The Education for Social Engagement Project: Learning in the Service of Self & Society in a Global Environment
AUS seeks to be a premier, social engagement institution of higher education that highlights issues of community diversity, justice, and progressive learning through challenging, project-based intellectual work and service. Based on feedback gathered from community focus groups, faculty leadership, in conjunction with senior leadership and the Board of Trustees, AUS has determined that the social engagement theme that will define the AUS campus for the next three years will be Sustainability. AUS will pursue the perspective, study, and practice of ecological, personal, social, and organizational Sustainability. The project will begin by establishing a series of engagements among teams of AUS students and faculty with commercial, social service, educational, environmental, and political constituents. We will engage students and faculty in AUS courses that have service learning and/or external placement components from each of our four academic centers: the School of Education, Center for Creative Change, B.A. Degree Completion Program, and, School of Applied Psychology, Counseling, and Family Therapy.
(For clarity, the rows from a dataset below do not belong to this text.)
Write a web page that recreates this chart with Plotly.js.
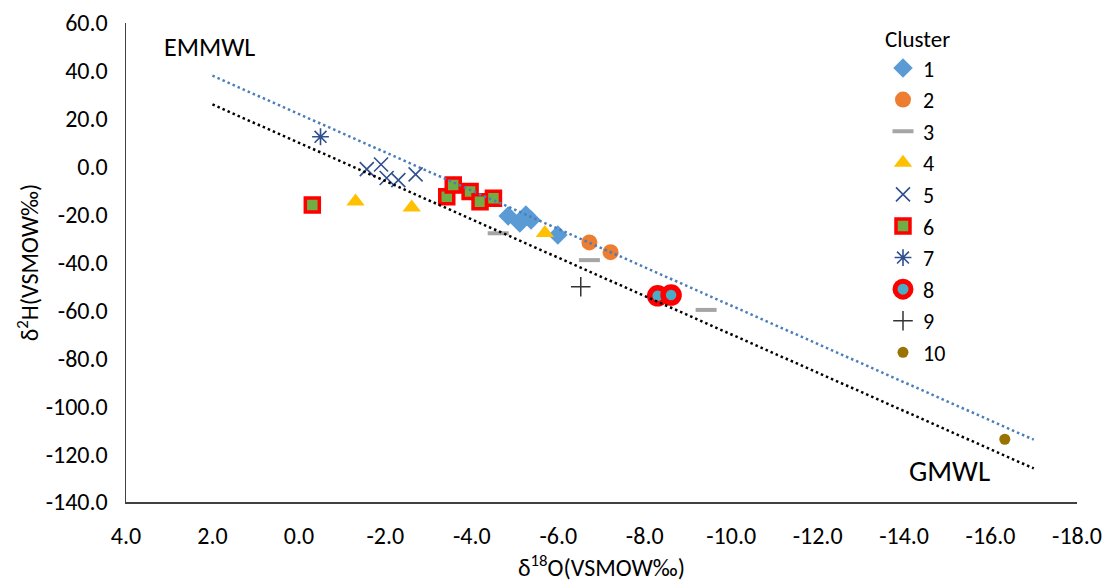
<!DOCTYPE html>
<html>
<head>
<meta charset="utf-8">
<script src="https://cdn.plot.ly/plotly-3.0.1.min.js"></script>
<style>html,body{margin:0;padding:0;background:#fff;}#chart{width:1106px;height:582px;}</style>
</head>
<body>
<div id="chart"></div>
<script>
// ---- data ----
const cluster1X = [-4.84, -5.11, -5.25, -5.37, -5.99];
const cluster1Y = [-20.6, -23.5, -20.2, -22.3, -28.5];
const cluster2X = [-6.72, -7.21];
const cluster2Y = [-31.6, -35.7];
const cluster3X = [-4.61, -6.72, -9.42];
const cluster3Y = [-27.8, -39.0, -59.8];
const cluster4X = [-1.31, -2.61, -5.69];
const cluster4Y = [-14.5, -17.0, -27.7];
const cluster5X = [-1.57, -1.90, -2.03, -2.30, -2.70];
const cluster5Y = [-1.0, 0.9, -4.7, -5.6, -3.2];
const cluster6X = [-0.31, -3.42, -3.57, -3.96, -4.19, -4.50];
const cluster6Y = [-16.0, -12.5, -7.6, -10.4, -14.6, -13.2];
const cluster7X = [-0.50];
const cluster7Y = [12.5];
const cluster8X = [-8.30, -8.61];
const cluster8Y = [-53.9, -53.6];
const cluster9X = [-6.52];
const cluster9Y = [-50.1];
const cluster10X = [-16.33];
const cluster10Y = [-113.8];

const lineX = [2, -17];
const emmwlY = [38, -114];   // δ2H = 8·δ18O + 22
const gmwlY = [26, -126];    // δ2H = 8·δ18O + 10

const xTickVals = [4, 2, 0, -2, -4, -6, -8, -10, -12, -14, -16, -18];
const xTickText = ["4.0", "2.0", "0.0", "-2.0", "-4.0", "-6.0", "-8.0", "-10.0", "-12.0", "-14.0", "-16.0", "-18.0"];
const yTickVals = [60, 40, 20, 0, -20, -40, -60, -80, -100, -120, -140];
const yTickText = ["60.0", "40.0", "20.0", "0.0", "-20.0", "-40.0", "-60.0", "-80.0", "-100.0", "-120.0", "-140.0"];

const FONT = "Carlito, Lato, sans-serif";

function pts(name, x, y, marker) {
  return {type: 'scatter', mode: 'markers', name: name, x: x, y: y, marker: marker, hoverinfo: 'x+y'};
}

const traces = [
  pts('1', cluster1X, cluster1Y, {symbol: 'diamond', size: 15, color: '#5B9BD5', line: {width: 0}}),
  pts('2', cluster2X, cluster2Y, {symbol: 'circle', size: 16, color: '#ED7D31', line: {width: 0}}),
  pts('3', cluster3X, cluster3Y, {symbol: 'line-ew-open', size: 15, color: '#A5A5A5', line: {width: 4, color: '#A5A5A5'}}),
  pts('4', cluster4X, cluster4Y, {symbol: 'triangle-up', size: 16, color: '#FFC000', line: {width: 0}}),
  pts('5', cluster5X, cluster5Y, {symbol: 'x-thin-open', size: 14, color: '#2F4F8F', line: {width: 1.6, color: '#2F4F8F'}}),
  pts('6', cluster6X, cluster6Y, {symbol: 'square', size: 14, color: '#70AD47', line: {width: 3.5, color: '#FF0000'}}),
  pts('7', cluster7X, cluster7Y, {symbol: 'asterisk-open', size: 14, color: '#2F4F8F', line: {width: 1.6, color: '#2F4F8F'}}),
  pts('8', cluster8X, cluster8Y, {symbol: 'circle', size: 16, color: '#4BACC6', line: {width: 5.5, color: '#FF0000'}}),
  pts('9', cluster9X, cluster9Y, {symbol: 'cross-thin-open', size: 14, color: '#333333', line: {width: 1.5, color: '#333333'}}),
  pts('10', cluster10X, cluster10Y, {symbol: 'circle', size: 11, color: '#997300', line: {width: 0}}),
  {type: 'scatter', mode: 'lines', name: 'EMMWL', x: lineX, y: emmwlY, showlegend: false,
   line: {color: '#4A7EBB', width: 2.5, dash: '2.5px,3px'}, hoverinfo: 'skip'},
  {type: 'scatter', mode: 'lines', name: 'GMWL', x: lineX, y: gmwlY, showlegend: false,
   line: {color: '#000000', width: 2.5, dash: '2.5px,3px'}, hoverinfo: 'skip'}
];

const layout = {
  width: 1106, height: 582,
  margin: {l: 126, r: 29, t: 23, b: 80, pad: 0},
  paper_bgcolor: '#ffffff', plot_bgcolor: '#ffffff',
  font: {family: FONT, size: 22, color: '#000000'},
  showlegend: true,
  legend: {
    x: 0.796, xanchor: 'left', y: 1.012, yanchor: 'top',
    font: {family: FONT, size: 22, color: '#000000'},
    title: {text: 'Cluster', font: {family: FONT, size: 23, color: '#000000'}},
    bgcolor: 'rgba(0,0,0,0)', tracegroupgap: 0, itemsizing: 'trace',
    maxheight: 560
  },
  xaxis: {
    range: [4, -18], autorange: false,
    tickmode: 'array', tickvals: xTickVals, ticktext: xTickText,
    showgrid: false, zeroline: false, ticks: '',
    showline: true, linecolor: '#404040', linewidth: 1.5,
    ticklabelstandoff: 12,
    tickfont: {family: FONT, size: 24, color: '#000000'},
    title: {text: 'δ<sup>18</sup>O(VSMOW‰)', font: {family: FONT, size: 24, color: '#000000'}, standoff: 8}
  },
  yaxis: {
    range: [-140, 60], autorange: false,
    tickmode: 'array', tickvals: yTickVals, ticktext: yTickText,
    showgrid: false, zeroline: false, ticks: '',
    showline: true, linecolor: '#404040', linewidth: 1.5,
    ticklabelstandoff: 12,
    tickfont: {family: FONT, size: 24, color: '#000000'},
    title: {text: 'δ<sup>2</sup>H(VSMOW‰)', font: {family: FONT, size: 24, color: '#000000'}, standoff: 0}
  },
  annotations: [
    {text: 'EMMWL', xref: 'paper', yref: 'paper', x: 0.038, y: 0.95, xanchor: 'left', yanchor: 'middle',
     showarrow: false, font: {family: FONT, size: 26, color: '#000000'}},
    {text: 'GMWL', xref: 'paper', yref: 'paper', x: 0.911, y: 0.065, xanchor: 'right', yanchor: 'middle',
     showarrow: false, font: {family: FONT, size: 29, color: '#000000'}}
  ]
};

Plotly.newPlot('chart', traces, layout, {displayModeBar: false, staticPlot: true});
</script>
</body>
</html>
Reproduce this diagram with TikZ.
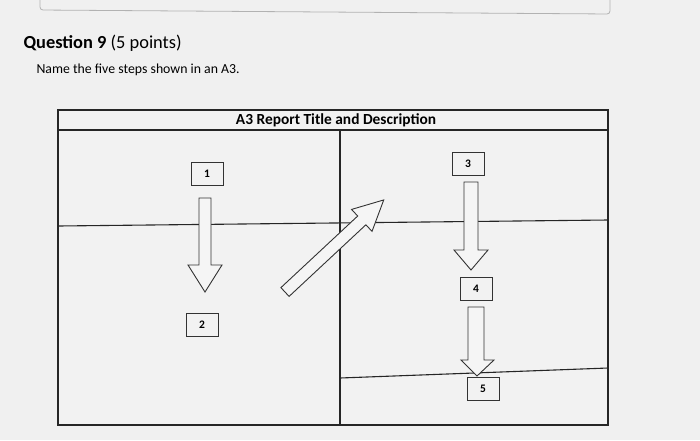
\documentclass[tikz,border=0pt]{standalone}
\usepackage{fontspec}
\setmainfont{Carlito}
\begin{document}
\begin{tikzpicture}[x=1pt,y=-1pt,
  ln/.style={draw=black!85,line width=1.1pt},
  bx/.style={draw=black!80,line width=0.8pt,fill=white!90!gray,minimum width=32pt,minimum height=23pt,font=\fontsize{11.5}{13}\selectfont\bfseries,inner sep=0pt},
  barrow/.style={draw=black!80,line width=0.9pt,fill=white!92!gray,line join=miter}]
\fill[gray!12] (0,0) rectangle (700,440);
\useasboundingbox (0,0) rectangle (700,440);
\draw[gray!60,line width=0.8pt,rounded corners=3pt] (40,-5) -- (40,10) -- (610,14) -- (610,-5);
\node[anchor=west,font=\fontsize{18.4}{20}\selectfont] (q) at (20,43) {\textbf{Question 9} (5 points)};
\node[anchor=west,font=\fontsize{13.8}{16}\selectfont] (n) at (33,70) {Name the five steps shown in an A3.};
% table
\draw[ln,fill=white!90!gray] (58,110) rectangle (608,425);
\draw[ln] (58,130) -- (608,130);
\node[font=\fontsize{15.4}{17}\selectfont\bfseries] (t) at (336,120.5) {A3 Report Title and Description};
\draw[ln] (58,226) -- (608,220);
\draw[ln] (340,130) -- (340,425);
\draw[ln] (340,378) -- (608,368);
% boxes
\node[bx] (b1) at (207,174) {1};
\node[bx] (b2) at (202,325) {2};
\node[bx] (b3) at (468,164) {3};
\node[bx] (b4) at (476,289) {4};
\node[bx] (b5) at (483,389) {5};
% block arrows
\draw[barrow] (199,198) -- (211,198) -- (211,265) -- (222,265) -- (205,292) -- (188,265) -- (199,265) -- cycle;
\draw[barrow] (464,182) -- (478,182) -- (478,250) -- (488,250) -- (471,270) -- (454,250) -- (464,250) -- cycle;
\draw[barrow] (468,307) -- (484,307) -- (484,360) -- (494,360) -- (477,376) -- (461,360) -- (468,360) -- cycle;
\begin{scope}[shift={(285,292)},rotate=43]
\draw[barrow] (0,-6) -- (105,-6) -- (105,-15) -- (135,0) -- (105,15) -- (105,6) -- (0,6) -- cycle;
\end{scope}
\end{tikzpicture}
\end{document}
Year One (Inquiry phase during which data will be gathered, synthesized, and reviewed): AUS will organize research teams to survey our AUS community and our surrounding Belltown neighborhood of Seattle with the overall guiding questions: “What challenges to the sustainability of your primary services are you facing, and how might AUS help?”
Year Two (Service phase): AUS will provide need-directed services in the Sustainability field through student practicum placements from our four academic centers and cooperative agreements with partner agencies.
Year Three (Outcomes sharing phase): AUS will convene providers and community leaders/activists together to hear, consider, and discuss findings and make recommendations for action. AUS will host a regional conference where research teams will present their findings and recommendations with regional stakeholders and service providers.